В гостиной у Филомелы сидел Франц Богенбрум, одетый в подобие больничной пижамы и выглядящий вполне жизнерадостно. При появлении Вейвановского он встал и неуверенной походкой пошел ему навстречу, разведя руки словно для объятий. Из кресла донесся голос Венис:
— Знакомьтесь: Франц Богенбрум, Морис… Морис, извините, запамятовала вашу фамилию.
— Вейвановский.
— Очень рад познакомиться, — Богенбрум схватил правую руку Мориса обеими ладонями и стал ее усиленно трясти. Речь его звучала немного невнятно, но на лице уже не было заметно никаких последствий падения. — Примите, пожалуйста, мои самые искренние извинения за причиненные вам неудобства.
— Ну что вы, не стоит даже говорить. Я считал себя обязанным помочь вам и вашим… э-э, спутникам. И уж если благодарить кого-нибудь, так в первую очередь Филомелу. Если бы не она, то вы давно превратились бы в — как это говорится? — «унесенных ветром»?

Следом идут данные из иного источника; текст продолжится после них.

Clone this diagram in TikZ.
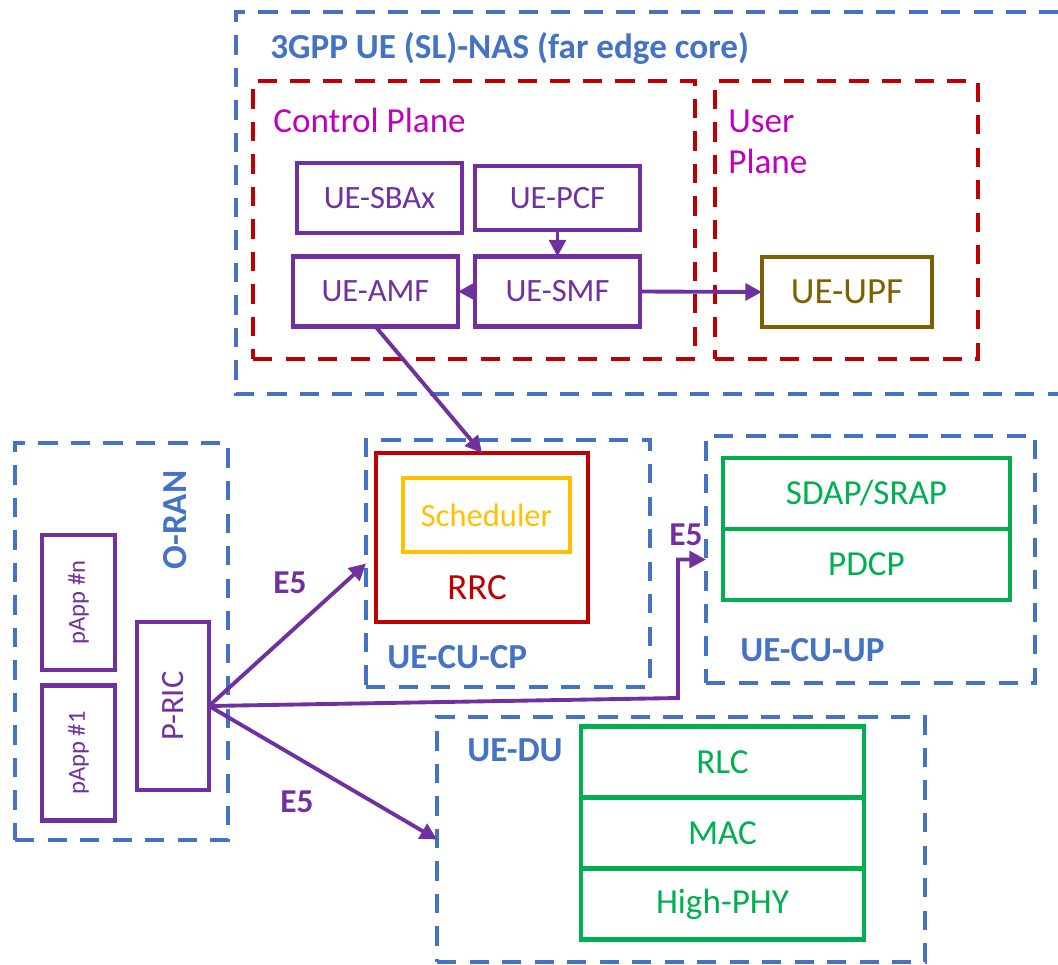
\documentclass[tikz,border=0pt]{standalone}
\usepackage{fontspec}
\setmainfont{Carlito}
\usepackage{xcolor}
\usepackage{tikz}
\usetikzlibrary{arrows.meta, positioning}

\definecolor{nasblue}{HTML}{4472C4}
\definecolor{cpred}{HTML}{C00000}
\definecolor{fnpurple}{HTML}{7030A0}
\definecolor{planemag}{HTML}{C000C0}
\definecolor{upfolive}{HTML}{7F6000}
\definecolor{schedyel}{HTML}{FFC000}
\definecolor{laygreen}{HTML}{00B050}

\begin{document}
\begin{tikzpicture}[
        grp/.style={rectangle, draw=nasblue, line width=2.8pt, dash pattern=on 11pt off 7.5pt,
        inner sep=0pt, outer sep=0pt},
        plane/.style={rectangle, draw=cpred, line width=2.6pt, dash pattern=on 11pt off 7.5pt,
        inner sep=0pt, outer sep=0pt},
        fn/.style={rectangle, draw=fnpurple, line width=2.6pt, text=fnpurple, outer sep=0pt,
        minimum width=3.3cm, minimum height=1.4cm, align=center, font=\fontsize{18.5}{22}\selectfont},
        layer/.style={rectangle, draw=laygreen, line width=2.6pt, text=laygreen, outer sep=0pt,
        minimum width=5.66cm, minimum height=1.42cm, align=center, font=\fontsize{20}{24}\selectfont},
        grplbl/.style={text=nasblue, font=\bfseries\fontsize{20}{24}\selectfont, inner sep=0pt},
        planelbl/.style={text=planemag, font=\fontsize{20}{24}\selectfont, inner sep=0pt, align=left},
        flow/.style={-{Triangle[length=9.5pt, width=9.5pt]}, line width=2.2pt, fnpurple},
        e5lbl/.style={text=fnpurple, font=\bfseries\fontsize{19}{22}\selectfont, inner sep=0pt}
    ]
        \useasboundingbox (0,0) rectangle (21.16,-19.28);

        % 3GPP NAS (open on the right)
        \draw[draw=nasblue, line width=2.8pt, dash pattern=on 11pt off 7.5pt]
            (21.16,-0.24) -| (4.72,-7.88) -- (21.16,-7.88);
        \node[grplbl, anchor=west] (nastitle) at (5.4,-0.96) {3GPP UE (SL)-NAS (far edge core)};

        % control / user plane
        \node[plane, minimum width=8.84cm, minimum height=5.56cm] (cp) at (9.48,-4.4) {};
        \node[plane, minimum width=5.26cm, minimum height=5.56cm] (up) at (16.93,-4.4) {};
        \node[planelbl, anchor=west] (cplbl) at (5.46,-2.4) {Control Plane};
        \node[planelbl, anchor=west] (uplbl) at (14.56,-2.84) {User\\[-1pt]Plane};

        % core functions
        \node[fn]  (sbax) at (7.59,-3.96)  {UE-SBAx};
        \node[fn, minimum height=1.28cm] (pcf) at (11.15,-3.96) {UE-PCF};
        \node[fn]  (amf)  at (7.51,-5.83)  {UE-AMF};
        \node[fn]  (smf)  at (11.15,-5.83) {UE-SMF};
        \node[fn, draw=upfolive, text=upfolive, minimum width=3.4cm,
            font=\fontsize{21}{24}\selectfont] (upf) at (16.94,-5.84) {UE-UPF};

        \draw[flow] (pcf.south) -- (smf.north);
        \draw[flow] (smf.west)  -- (amf.east);
        \draw[flow] (smf.east)  -- (upf.west);

        % O-RAN
        \node[grp, minimum width=4.26cm, minimum height=7.94cm] (oran) at (2.43,-12.83) {};
        \node[grplbl, rotate=90] (oranlbl) at (3.5,-10.4) {O-RAN};
        \node[fn, rotate=90, minimum width=2.7cm, minimum height=1.46cm,
            font=\fontsize{14}{16}\selectfont] (pappn) at (1.57,-12.05) {pApp \#n};
        \node[fn, rotate=90, minimum width=2.7cm, minimum height=1.46cm,
            font=\fontsize{14}{16}\selectfont] (papp1) at (1.57,-15.06) {pApp \#1};
        \node[fn, rotate=90, minimum width=3.36cm, minimum height=1.44cm] (pric) at (3.46,-14.12) {P-RIC};

        % UE-CU-CP
        \node[grp, minimum width=5.68cm, minimum height=4.94cm] (cucp) at (10.16,-11.27) {};
        \node[rectangle, draw=cpred, line width=2.6pt, outer sep=0pt,
            minimum width=4.24cm, minimum height=3.38cm] (rrc) at (9.64,-10.75) {};
        \node[fn, draw=schedyel, text=schedyel, minimum width=3.34cm, minimum height=1.48cm]
            (sched) at (9.73,-10.3) {Scheduler};
        \node[text=cpred, font=\fontsize{21}{24}\selectfont] (rrclbl) at (9.54,-11.76) {RRC};
        \node[grplbl, anchor=west] (cucplbl) at (7.74,-13.14) {UE-CU-CP};

        % UE-CU-UP
        \node[grp, minimum width=6.58cm, minimum height=4.94cm] (cuup) at (17.41,-11.19) {};
        \node[layer, minimum width=5.74cm] (sdap) at (17.33,-9.87) {SDAP/SRAP};
        \node[layer, minimum width=5.74cm, below=0pt of sdap] (pdcp) {PDCP};
        \node[grplbl, anchor=west] (cuuplbl) at (14.8,-13.0) {UE-CU-UP};

        % UE-DU
        \node[grp, minimum width=9.76cm, minimum height=4.9cm] (du) at (13.62,-16.79) {};
        \node[grplbl, anchor=west] (dulbl) at (9.34,-15.0) {UE-DU};
        \node[layer] (rlc) at (14.45,-15.24) {RLC};
        \node[layer, below=0pt of rlc] (mac) {MAC};
        \node[layer, below=0pt of mac] (phy) {High-PHY};

        % AMF -> RRC
        \draw[flow] (amf.south) -- (rrc.north);

        % E5 from P-RIC (node is turned, its south side faces east)
        \coordinate (bend) at (13.56,-13.96);
        \draw[flow] (pric.south) -- (cucp.west);
        \draw[flow] (pric.south) -- (bend) |- (cuup.west);
        \draw[flow] (pric.south) -- (du.west);
        \node[e5lbl] (e5a) at (5.8,-11.66)  {E5};
        \node[e5lbl] (e5b) at (13.72,-10.7) {E5};
        \node[e5lbl] (e5c) at (5.94,-16.04) {E5};

    \end{tikzpicture}
\end{document}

— Да, да, — закивал Богенбрум. — Это счастливейший случай: упасть к ногам столь квалифицированного медика.
— Будет вам, Франц, — устало произнесла Венис. — Представляете, Морис, он расточает мне комплименты уже в течение двадцати минут, с того самого момента, как пришел в сознание.
— Как остальные? — спросил Морис.
— Того, что с переломанными ногами, зовут Стив Маквалти…
— Макналти, — поправил Богенбрум.
— Да. Спасибо. Я полагаю, через сутки он присоединится к вашей компании. А второй — Густав Эшер — может выйти из комы дня через два.
— О, это просто чудесно! — воскликнул Франц. — Густав — замечательная личность и очень интересный собеседник.
Морис и Филомела переглянулись.
— Вы ему разве не сказали? — спросил ее Вейвановский.
— За потоком комплиментов как-то не успела. Только показала остальных, и Франц их сразу узнал. Мне захотелось выяснить, кого же все-таки я лечу.
— Но Густав ведь…
— Я его сегодня привела в нормальный вид, — перебила Мориса Филомела. Затем, обратившись к Богенбруму, сказала:
— Вынуждена вас огорчить, Франц. Густав уже никогда не будет полноценным человеком.
— Что с ним? — изумился тот.
— Необратимое повреждение мозга. Когда он придет в сознание, окажется полным идиотом.
— Как? — заволновался Богенбрум. — Почему? Неужели медицина…
— Медицина сделала все, что было в ее силах, — ледяным голосом сказала Венис. — Травмы настолько тяжелые, что нам еле удалось вернуть его с того света.
— И что, никакой надежды на выздоровление? — не мог поверить Франц.
— Ни малейшей. Из вас троих вы отделались легче всех. У Стива были перебиты ноги, сломан позвоночник, поврежден мочевой пузырь, — продолжала Филомела, — но, к счастью, в отличие от Густава, у него не оказалось застарелых ранений.
Пораженный неожиданными известиями, Богенбрум опустился на диван и оцепенело уставился в одну точку. Затем подпрыгнул и, бормоча «это все из-за меня! как глупо!», стал описывать круги по гостиной, пока не рухнул в глубь ковровых джунглей, споткнувшись о потаенное плюшевое животное. Филомела и Морис одновременно вскочили, чтобы поднять его, но, пробравшись сквозь заросли, застали Франца сидящим на полу.
— Франц, с вами все в порядке? — Филомела нагнулась и деловито ощупала череп Богенбрума. Тот непонимающе посмотрел на нее, встрепенулся и ответил:
— Да-да, со мной все хорошо. Боже мой, неужели ничего нельзя предпринять?
— С Густавом? — спросила Венис. Франц кивнул.
— К сожалению, ничего. В этом состоянии он будет находиться до конца своих дней. Разве что найдется донор, согласный пожертвовать своими внутренностями, — Филомела хищно глянула на Богенбрума. — Вы случайно не знаете таких?